Daylight saving time
- Name: Central European Summer Time
- Initials: CEST
- UTC offset: UTC+02:00
- Start: Last Sunday in March (02:00 CET)
- End: Last Sunday in October (03:00 CEST)

tz database
- Europe/Belgrade

= Time in Serbia =

In Serbia, the standard time is Central European Time (CET; UTC+01:00; средњоевропско време). Daylight saving time is observed from the last Sunday in March (02:00 CET) to the last Sunday in October (03:00 CEST).
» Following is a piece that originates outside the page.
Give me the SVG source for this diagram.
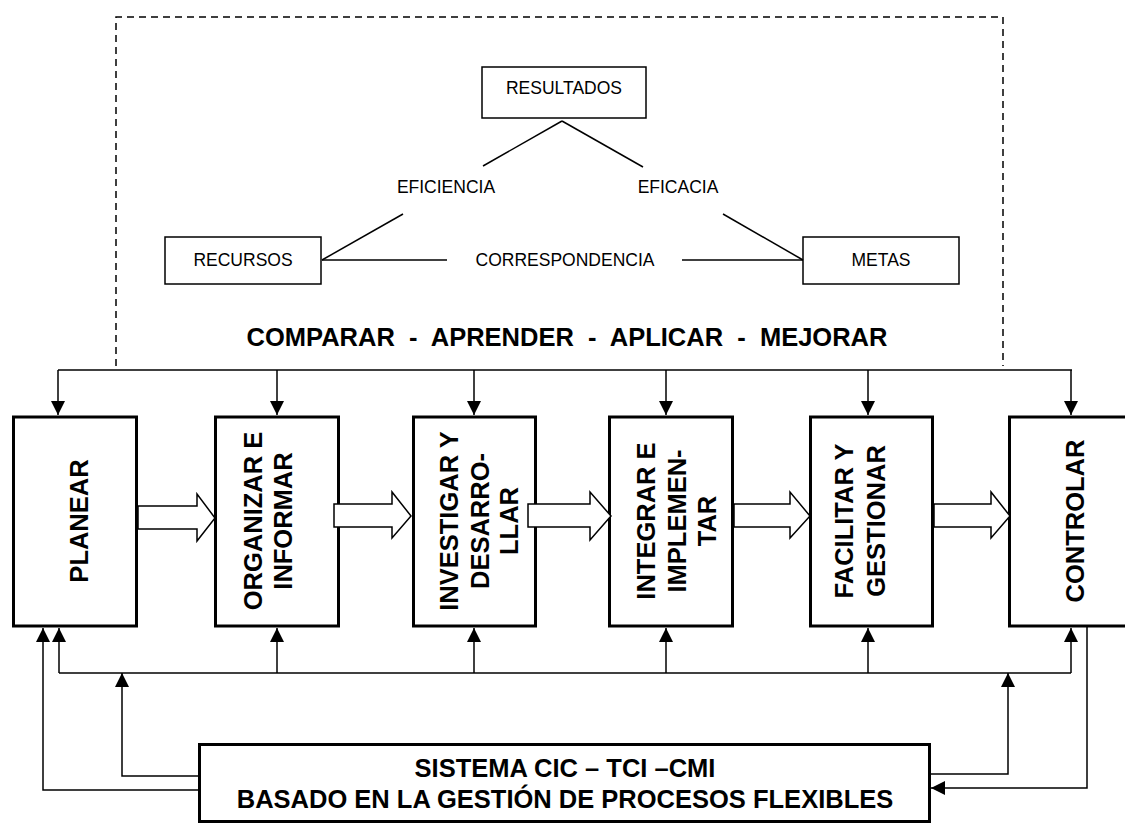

Serbia adopted CET in 1884.

== Time notation ==

The 24-hour clock is almost exclusively used in writing, while spoken language is dominated by the 12-hour clock, usually without noting whether the hour is a.m. or p.m. – that information is derived from the context.

== IANA time zone database ==
In the IANA time zone database, Serbia is given the zone Europe/Belgrade.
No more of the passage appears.